I thought that was curious because there has been a great deal of concern in the hunting and fishing community that participation (and with it the revenues and political clout that come with it) was on the decline. A 2008 report from UW’s Applied Population Laboratory had one model showing a decline in deer hunters from 600,000 in 2000 to only 428,000 by 2030. But trends actually seem to be following less dire models in that report, with deer license sales holding steady over time and actually going up a little this last year to 608,000. And fishing license sales for 2015 are up 25% so far.
The concern has been that as we become a more urban population, outdoors traditions won’t be passed down from father to son. So the Department of Natural Resources has launched a concerted effort to intervene and create new traditions among not just young men, but young women and other folks of any age who never had the chance to learn outdoor skills. Archery has shown special promise among women.
While it’s way too early to call these efforts a success, there does seem to be some indication that the most dire predictions might not come to pass.
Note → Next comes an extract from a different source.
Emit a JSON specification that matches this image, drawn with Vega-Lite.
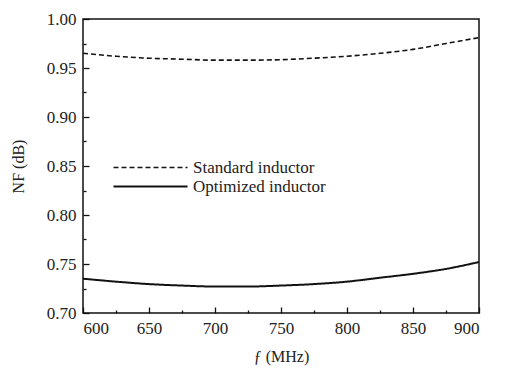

But what will almost certainly happen is that the heavily white male world of the outdoorsman will transition into a much more diverse place.
This is something not to be taken lightly, even if you never see yourself in blaze orange. Hunting and fishing is one way in which otherwise conservative folks get in touch with conservation. They may eschew “environmentalists,” but they see themselves as “conservationists,” and through that lens they can find their way to supporting policies that benefit the environment in general. For example, if the state Stewardship Fund is saved from Gov. Scott Walker’s budget ax, the hunting and fishing lobby will almost certainly be able to claim the lion’s share of the credit.
And what might happen in the future when those hunting and fishing camps are invaded by more moderate or even liberal young men and women can only be guessed at.